— YOUR OBJECTIVE —
Repeat what the lines below say, word for word, and skip every image.

_ _ _ _ _

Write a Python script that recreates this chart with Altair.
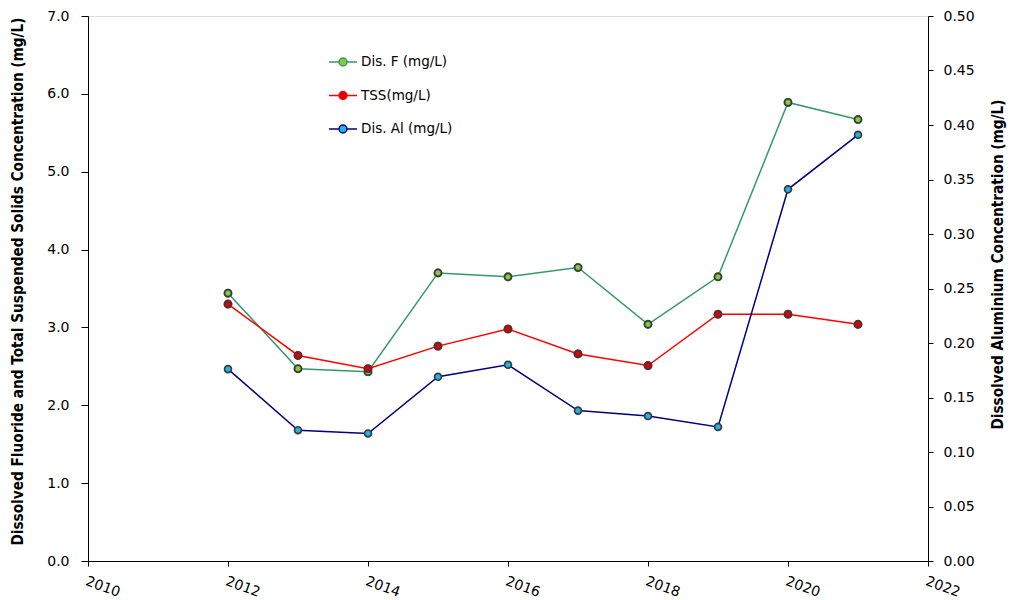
import altair as alt
import pandas as pd

# Annual monitoring results
years = [2012, 2013, 2014, 2015, 2016, 2017, 2018, 2019, 2020, 2021]
dis_f = [3.44, 2.47, 2.43, 3.70, 3.65, 3.77, 3.04, 3.65, 5.89, 5.67]   # mg/L, left axis
tss = [3.30, 2.64, 2.47, 2.76, 2.98, 2.66, 2.51, 3.17, 3.17, 3.04]     # mg/L, left axis
dis_al = [0.176, 0.120, 0.117, 0.169, 0.180, 0.138, 0.133, 0.123, 0.341, 0.391]  # mg/L, right axis

series_names = ["Dis. F (mg/L)", "TSS(mg/L)", "Dis. Al (mg/L)"]
line_colors = ["#339966", "#FF0000", "#000080"]
fill_colors = ["#8DC63F", "#E00000", "#1EB4EA"]

x_ticks = [2010, 2012, 2014, 2016, 2018, 2020, 2022]
left_ticks = [0, 1, 2, 3, 4, 5, 6, 7]
right_ticks = [0, 0.05, 0.10, 0.15, 0.20, 0.25, 0.30, 0.35, 0.40, 0.45, 0.50]

rows = []
for name, vals in zip(series_names, [dis_f, tss, dis_al]):
    for yr, v in zip(years, vals):
        rows.append({"year": yr, "series": name, "value": v})
df = pd.DataFrame(rows)

FONT = "DejaVu Sans"
TITLE_FONT = "DejaVu Sans Condensed"

x_enc = alt.X(
    "year:Q",
    scale=alt.Scale(domain=[2010, 2022], nice=False, zero=False),
    axis=alt.Axis(
        values=x_ticks, format="d", title=None, labelAngle=20, labelAlign="left",
        labelBaseline="top", labelFontSize=14, labelFont=FONT, labelPadding=8,
        tickSize=5, labelColor="black", domainColor="black", tickColor="black",
        grid=False,
    ),
)

y_left = alt.Y(
    "value:Q",
    scale=alt.Scale(domain=[0, 7], nice=False),
    axis=alt.Axis(
        values=left_ticks, format=".1f",
        title="Dissolved Fluoride and Total Suspended Solids Concentration (mg/L)",
        titleFont=TITLE_FONT, titleFontSize=15.2, titleFontWeight="bold",
        titlePadding=21, titleY=265, labelFontSize=14, labelFont=FONT, labelPadding=12,
        tickSize=7, labelColor="black", domainColor="black", tickColor="black",
        titleColor="black", grid=False,
    ),
)

y_right = alt.Y(
    "value:Q",
    scale=alt.Scale(domain=[0, 0.5], nice=False),
    axis=alt.Axis(
        orient="right", values=right_ticks, format=".2f",
        title="Dissolved Aluminium Concentration (mg/L)",
        titleFont=TITLE_FONT, titleFontSize=15.2, titleFontWeight="bold",
        titleAngle=270, titlePadding=31, titleY=248, labelFontSize=14, labelFont=FONT,
        labelPadding=10, tickSize=5, labelColor="black", domainColor="black",
        tickColor="black", titleColor="black", grid=False,
    ),
)

base = alt.Chart(df)


def series_line(name, color, y):
    return base.transform_filter(alt.datum.series == name).mark_line(
        color=color, strokeWidth=1.5
    ).encode(x=x_enc, y=y)


def series_points(name, fill, y):
    return base.transform_filter(alt.datum.series == name).mark_point(
        filled=True, fill=fill, stroke="#3a3a3a", strokeWidth=1.7, size=48, opacity=1
    ).encode(x=x_enc, y=y)


# legend symbol: short line with a marker in the middle
legend_path = (
    "M-1,0H-0.28M0.28,0H1"
    "M-0.28,0A0.28,0.28,0,1,1,0.28,0A0.28,0.28,0,1,1,-0.28,0Z"
)
legend_def = alt.Legend(
    title=None, orient="none", legendX=240, legendY=31, symbolType=legend_path,
    symbolSize=784, symbolStrokeWidth=1.5, labelFont=FONT, labelFontSize=13.5,
    labelColor="black", rowPadding=11.5, labelOffset=3, padding=0,
)

# carries the legend; sits underneath the visible markers
legend_carrier = base.transform_filter(
    alt.FieldOneOfPredicate(field="series", oneOf=series_names[:2])
).mark_point(filled=True, size=48, opacity=1).encode(
    x=x_enc,
    y=y_left,
    stroke=alt.Stroke("series:N", scale=alt.Scale(domain=series_names, range=line_colors), legend=legend_def),
    fill=alt.Fill("series:N", scale=alt.Scale(domain=series_names, range=fill_colors), legend=legend_def),
)

left = alt.layer(
    series_line(series_names[0], line_colors[0], y_left),
    series_line(series_names[1], line_colors[1], y_left),
    legend_carrier,
    series_points(series_names[0], fill_colors[0], y_left),
    series_points(series_names[1], fill_colors[1], y_left),
)

right = alt.layer(
    series_line(series_names[2], line_colors[2], y_right),
    series_points(series_names[2], fill_colors[2], y_right),
)

chart = alt.layer(left, right).resolve_scale(y="independent").properties(
    width=840,
    height=545,
    autosize=alt.AutoSizeParams(type="none"),
    padding={"left": 88, "top": 16, "right": 88, "bottom": 39},
).configure_view(stroke=None).configure(background="white")

chart.save("out.html", embed_options={"renderer": "svg", "actions": False})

_ _ _ _ _

— COMPLETE ANSWER —
Write a Python script that recreates this chart with Altair.
import altair as alt
import pandas as pd

# Annual monitoring results
years = [2012, 2013, 2014, 2015, 2016, 2017, 2018, 2019, 2020, 2021]
dis_f = [3.44, 2.47, 2.43, 3.70, 3.65, 3.77, 3.04, 3.65, 5.89, 5.67]   # mg/L, left axis
tss = [3.30, 2.64, 2.47, 2.76, 2.98, 2.66, 2.51, 3.17, 3.17, 3.04]     # mg/L, left axis
dis_al = [0.176, 0.120, 0.117, 0.169, 0.180, 0.138, 0.133, 0.123, 0.341, 0.391]  # mg/L, right axis

series_names = ["Dis. F (mg/L)", "TSS(mg/L)", "Dis. Al (mg/L)"]
line_colors = ["#339966", "#FF0000", "#000080"]
fill_colors = ["#8DC63F", "#E00000", "#1EB4EA"]

x_ticks = [2010, 2012, 2014, 2016, 2018, 2020, 2022]
left_ticks = [0, 1, 2, 3, 4, 5, 6, 7]
right_ticks = [0, 0.05, 0.10, 0.15, 0.20, 0.25, 0.30, 0.35, 0.40, 0.45, 0.50]

rows = []
for name, vals in zip(series_names, [dis_f, tss, dis_al]):
    for yr, v in zip(years, vals):
        rows.append({"year": yr, "series": name, "value": v})
df = pd.DataFrame(rows)

FONT = "DejaVu Sans"
TITLE_FONT = "DejaVu Sans Condensed"

x_enc = alt.X(
    "year:Q",
    scale=alt.Scale(domain=[2010, 2022], nice=False, zero=False),
    axis=alt.Axis(
        values=x_ticks, format="d", title=None, labelAngle=20, labelAlign="left",
        labelBaseline="top", labelFontSize=14, labelFont=FONT, labelPadding=8,
        tickSize=5, labelColor="black", domainColor="black", tickColor="black",
        grid=False,
    ),
)

y_left = alt.Y(
    "value:Q",
    scale=alt.Scale(domain=[0, 7], nice=False),
    axis=alt.Axis(
        values=left_ticks, format=".1f",
        title="Dissolved Fluoride and Total Suspended Solids Concentration (mg/L)",
        titleFont=TITLE_FONT, titleFontSize=15.2, titleFontWeight="bold",
        titlePadding=21, titleY=265, labelFontSize=14, labelFont=FONT, labelPadding=12,
        tickSize=7, labelColor="black", domainColor="black", tickColor="black",
        titleColor="black", grid=False,
    ),
)

y_right = alt.Y(
    "value:Q",
    scale=alt.Scale(domain=[0, 0.5], nice=False),
    axis=alt.Axis(
        orient="right", values=right_ticks, format=".2f",
        title="Dissolved Aluminium Concentration (mg/L)",
        titleFont=TITLE_FONT, titleFontSize=15.2, titleFontWeight="bold",
        titleAngle=270, titlePadding=31, titleY=248, labelFontSize=14, labelFont=FONT,
        labelPadding=10, tickSize=5, labelColor="black", domainColor="black",
        tickColor="black", titleColor="black", grid=False,
    ),
)

base = alt.Chart(df)


def series_line(name, color, y):
    return base.transform_filter(alt.datum.series == name).mark_line(
        color=color, strokeWidth=1.5
    ).encode(x=x_enc, y=y)


def series_points(name, fill, y):
    return base.transform_filter(alt.datum.series == name).mark_point(
        filled=True, fill=fill, stroke="#3a3a3a", strokeWidth=1.7, size=48, opacity=1
    ).encode(x=x_enc, y=y)


# legend symbol: short line with a marker in the middle
legend_path = (
    "M-1,0H-0.28M0.28,0H1"
    "M-0.28,0A0.28,0.28,0,1,1,0.28,0A0.28,0.28,0,1,1,-0.28,0Z"
)
legend_def = alt.Legend(
    title=None, orient="none", legendX=240, legendY=31, symbolType=legend_path,
    symbolSize=784, symbolStrokeWidth=1.5, labelFont=FONT, labelFontSize=13.5,
    labelColor="black", rowPadding=11.5, labelOffset=3, padding=0,
)

# carries the legend; sits underneath the visible markers
legend_carrier = base.transform_filter(
    alt.FieldOneOfPredicate(field="series", oneOf=series_names[:2])
).mark_point(filled=True, size=48, opacity=1).encode(
    x=x_enc,
    y=y_left,
    stroke=alt.Stroke("series:N", scale=alt.Scale(domain=series_names, range=line_colors), legend=legend_def),
    fill=alt.Fill("series:N", scale=alt.Scale(domain=series_names, range=fill_colors), legend=legend_def),
)

left = alt.layer(
    series_line(series_names[0], line_colors[0], y_left),
    series_line(series_names[1], line_colors[1], y_left),
    legend_carrier,
    series_points(series_names[0], fill_colors[0], y_left),
    series_points(series_names[1], fill_colors[1], y_left),
)

right = alt.layer(
    series_line(series_names[2], line_colors[2], y_right),
    series_points(series_names[2], fill_colors[2], y_right),
)

chart = alt.layer(left, right).resolve_scale(y="independent").properties(
    width=840,
    height=545,
    autosize=alt.AutoSizeParams(type="none"),
    padding={"left": 88, "top": 16, "right": 88, "bottom": 39},
).configure_view(stroke=None).configure(background="white")

chart.save("out.html", embed_options={"renderer": "svg", "actions": False})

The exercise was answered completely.